Giles Cathedral to Mary Queen of Scots. John Knox was arrested in Oct 1563 by
Mary Queen of Scots after criticizing her upcoming marriage to the adulterous Henry
Stewart, Lord Darnley.
John Knox saw education as not the privilege of
the few, but the right of all. Education
was vital to a population able to read the bible for themselves. Scotland
became one of the most literate societies in the world.
Not everyone loved John Knox. He was burned in effigy and almost assassinated on at least one occasion. One hundred years later, his books were still banned by parliament in England, and one of his books was publicly burned. Even in 1739, the famous Great Awakening leader George Whitefield was condemned for allegedly reflecting the doctrine of John Knox. Recently Edinburgh City Council removed Knox’s gravestone, turning his grave site into a parking lot stall #23. Around 75 million Christians today are Presbyterians. It is better known around the world than in the UK.

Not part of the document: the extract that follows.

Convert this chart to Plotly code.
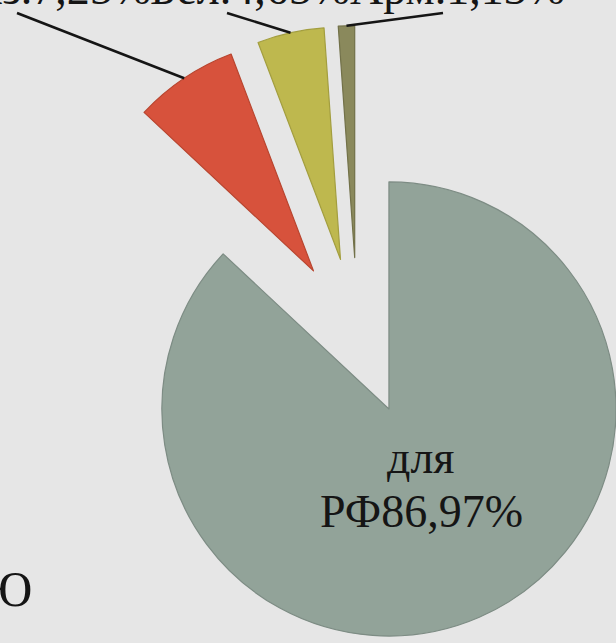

When he died in 1572, the testimony was given
‘here lies one who never feared any flesh.’ In Arthur Herman’s book How the
Scots Invented the Modern World, he showed how John Knox and the courage of
his preaching has had lasting impact on western civilization. Bruce Gore says that the idea of government
by the people, of the people and for the people can be traced to John
Knox. His vision for spiritual freedom
led to a passion for freedom from political and cultural oppression.
May John Knox’s passion for freedom in Christ
inspire each of us to live more fully alive in Jesus.